In general a GPU cannot meaningfully accelerated H264 playback or encoding, as the core algorithm is serialized and not amenable to GPU-style parallelization.
However separate fixed-function encode/decode logic is sometimes bundled on the GPU card distinct from the GPU itself. nVidia calls theirs NVENC. It is conceptually similar to Intel's Quick Sync which is on Intel Sandy Bridge and later CPUs (excepting Xeon).
NVENC and the competing AMD logic VCE are not automatically used -- they each have their own APIs and software must write specifically to these APIs to use them. In general I don't think FCPX uses either of these, else we wouldn't have cases where a MacBook Pro can export H264 faster than a 12-core D700 New Mac Pro.
So how to explain your results? One possibility is your timeline is not rendered but adding the effect makes it render. So in this case it's not really the GTX-960 making the playback faster but the timeline gets rendered to temp files which makes playback smoother.
In both of your cases (with and without effects) is the timeline rendered or not? Do you have background rendering on?
Re optimized media, in general you will get better 4k editing performance using proxy than optimized. It also produces smaller files and is faster to create.
Thank you for taking the time to give such an indepth view on the core processes. Since the footage is optimised (transcoded to prores) the clips don't require rendering.

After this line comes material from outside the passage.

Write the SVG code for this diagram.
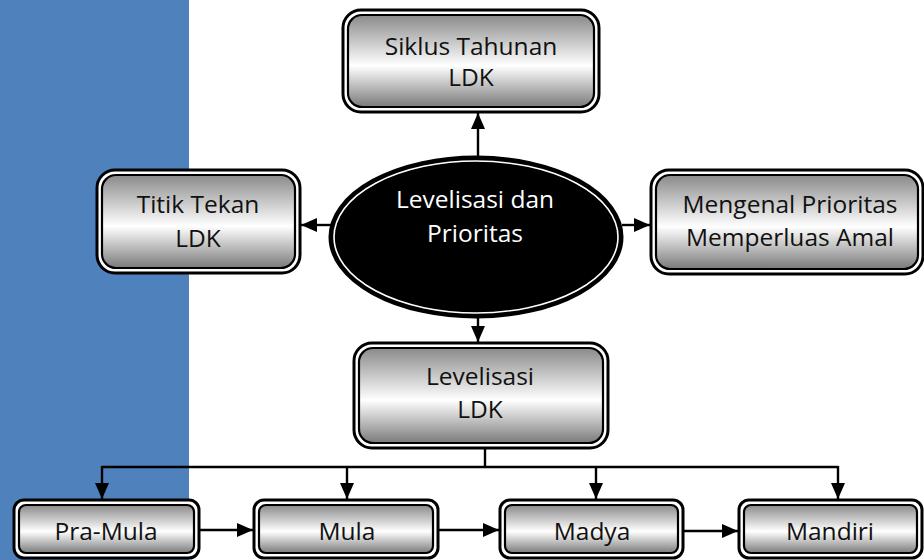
<svg xmlns="http://www.w3.org/2000/svg" width="924" height="560" viewBox="0 0 924 560">
  <defs>
    <linearGradient id="boxFill" x1="0" y1="0" x2="0" y2="1">
      <stop offset="0" stop-color="#8a8a8a"/>
      <stop offset="0.55" stop-color="#ffffff"/>
      <stop offset="1" stop-color="#7a7a7a"/>
    </linearGradient>
    <marker id="arrow" viewBox="0 0 16 14" refX="16" refY="7" markerWidth="16" markerHeight="14" markerUnits="userSpaceOnUse" orient="auto">
      <path d="M0,0 L16,7 L0,14 Z" fill="#000"/>
    </marker>
    <style>
      .outer { fill: #ffffff; stroke: #000; stroke-width: 3; }
      .inner { fill: url(#boxFill); stroke: #000; stroke-width: 2.2; }
      .label { font-family: "Open Sans", "DejaVu Sans", sans-serif; font-size: 24.5px; fill: #111; text-anchor: middle; }
      .hub-label { font-family: "Open Sans", "DejaVu Sans", sans-serif; font-size: 24.5px; fill: #fff; text-anchor: middle; }
      .conn { fill: none; stroke: #000; stroke-width: 2.4; }
    </style>
  </defs>

  <!-- side band -->
  <rect x="0" y="0" width="189" height="560" fill="#4f81bd"/>

  <!-- connectors -->
  <g id="connectors">
    <path class="conn" d="M478,157 V113" marker-end="url(#arrow)"/>
    <path class="conn" d="M331,225 H301" marker-end="url(#arrow)"/>
    <path class="conn" d="M622,225 H650" marker-end="url(#arrow)"/>
    <path class="conn" d="M478,317 V342" marker-end="url(#arrow)"/>
    <path class="conn" d="M485,448 V467"/>
    <path class="conn" d="M102,467 H838"/>
    <path class="conn" d="M102,466 V499" marker-end="url(#arrow)"/>
    <path class="conn" d="M347,466 V499" marker-end="url(#arrow)"/>
    <path class="conn" d="M596,466 V499" marker-end="url(#arrow)"/>
    <path class="conn" d="M838,466 V499" marker-end="url(#arrow)"/>
    <path class="conn" d="M199,530 H253" marker-end="url(#arrow)"/>
    <path class="conn" d="M438,530 H499" marker-end="url(#arrow)"/>
    <path class="conn" d="M683,531 H738" marker-end="url(#arrow)"/>
  </g>

  <!-- top -->
  <g id="siklus">
    <rect class="outer" x="343" y="10" width="256" height="102" rx="18"/>
    <rect class="inner" x="348" y="15" width="246" height="92" rx="14"/>
    <text class="label" x="471" y="55">Siklus Tahunan</text>
    <text class="label" x="471" y="86">LDK</text>
  </g>

  <!-- left -->
  <g id="titik-tekan">
    <rect class="outer" x="97" y="170" width="203" height="103" rx="18"/>
    <rect class="inner" x="102" y="175" width="193" height="93" rx="14"/>
    <text class="label" x="198" y="213">Titik Tekan</text>
    <text class="label" x="198" y="247">LDK</text>
  </g>

  <!-- centre hub -->
  <g id="hub">
    <ellipse cx="476" cy="237" rx="146" ry="80" fill="#000" stroke="#000" stroke-width="3"/>
    <ellipse cx="476" cy="237" rx="142" ry="76" fill="#000" stroke="#fff" stroke-width="1.6"/>
    <text class="hub-label" x="475" y="208">Levelisasi dan</text>
    <text class="hub-label" x="475" y="242">Prioritas</text>
  </g>

  <!-- right -->
  <g id="mengenal">
    <rect class="outer" x="651" y="170" width="272" height="104" rx="18"/>
    <rect class="inner" x="656" y="175" width="262" height="94" rx="14"/>
    <text class="label" x="790" y="213">Mengenal Prioritas</text>
    <text class="label" x="790" y="246">Memperluas Amal</text>
  </g>

  <!-- levelisasi -->
  <g id="levelisasi">
    <rect class="outer" x="354" y="343" width="254" height="105" rx="18"/>
    <rect class="inner" x="359" y="348" width="244" height="95" rx="14"/>
    <text class="label" x="480" y="385">Levelisasi</text>
    <text class="label" x="480" y="418">LDK</text>
  </g>

  <!-- levels -->
  <g id="pra-mula">
    <rect class="outer" x="14" y="500" width="185" height="58" rx="10"/>
    <rect class="inner" x="19" y="505" width="175" height="48" rx="7"/>
    <text class="label" x="106" y="540">Pra-Mula</text>
  </g>
  <g id="mula">
    <rect class="outer" x="254" y="500" width="184" height="58" rx="10"/>
    <rect class="inner" x="259" y="505" width="174" height="48" rx="7"/>
    <text class="label" x="347" y="540">Mula</text>
  </g>
  <g id="madya">
    <rect class="outer" x="500" y="500" width="183" height="58" rx="10"/>
    <rect class="inner" x="505" y="505" width="173" height="48" rx="7"/>
    <text class="label" x="592" y="540">Madya</text>
  </g>
  <g id="mandiri">
    <rect class="outer" x="739" y="500" width="183" height="58" rx="10"/>
    <rect class="inner" x="744" y="505" width="173" height="48" rx="7"/>
    <text class="label" x="830" y="540">Mandiri</text>
  </g>
</svg>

Also, when adding the color corrector, the clips while unrendered play back smoothly. That's what was weird for me. I am wondering if switching to an amd card, fcpx will use the VCE logic to accelerate playback?
nick314 wrote: ...Since the footage is optimised (transcoded to prores) the clips don't require rendering...
Is that confirmed by there being no orange render bars? If the orange bars are there it requires rendering, although that's normally not necessary for smooth playback. If by chance it's orange, select the clip and do CTRL-R to render it, then try scrubbing the timeline.
nick314 wrote: ....when adding the color corrector, the clips while unrendered play back smoothly. That's what was weird for me. I am wondering if switching to an amd card, fcpx will use the VCE logic to accelerate playback?
I agree that is odd and I haven't heard of that before. Optimized media is *much* larger than most compressed camera-native media, up to 8x. This would increase the I/O load. Is there any possibility the disk holding your optimized media is too slow? However that wouldn't explain why adding color correction made it fast and smooth.
Re VCE I would definitely not assume that. There is no information from Apple (or Adobe for that matter) about whether FCPX or Premiere use NVENC or VCE.
We do know FCPX uses Quick Sync but unfortunately Xeon CPUs don't have this. You are right if your content is optimized Pro Res, that does not require decoding. So Quick Sync, NVENC or VCE should not apply in that case.
If you simply need a quick solution other than adding color correction to every clip, you could create proxy media and switch to that.
One other thing to check is whether your timeline is set to 'better performance', or 'better quality' playback, as if it's set to 'better quality', it may just be bumping the playback quality down with an unrendered clip, allowing it to play smoothly.
Odd but interesting topic indeed. If you do end up placing a color correction on clips to achieve performance, try considering the use of an adjustment layer with the color corrector applied to that. See if that also allows smooth playback. Not sure why it would, but if the single effect per clip seems to make a difference, then it would be much faster to apply the adjustment layer across the whole timeline and then remove it before exporting. I'd be curious to know how this works for you. If it doesn't work the same way that applying an effect to a single clip does, then this just gets more puzzling.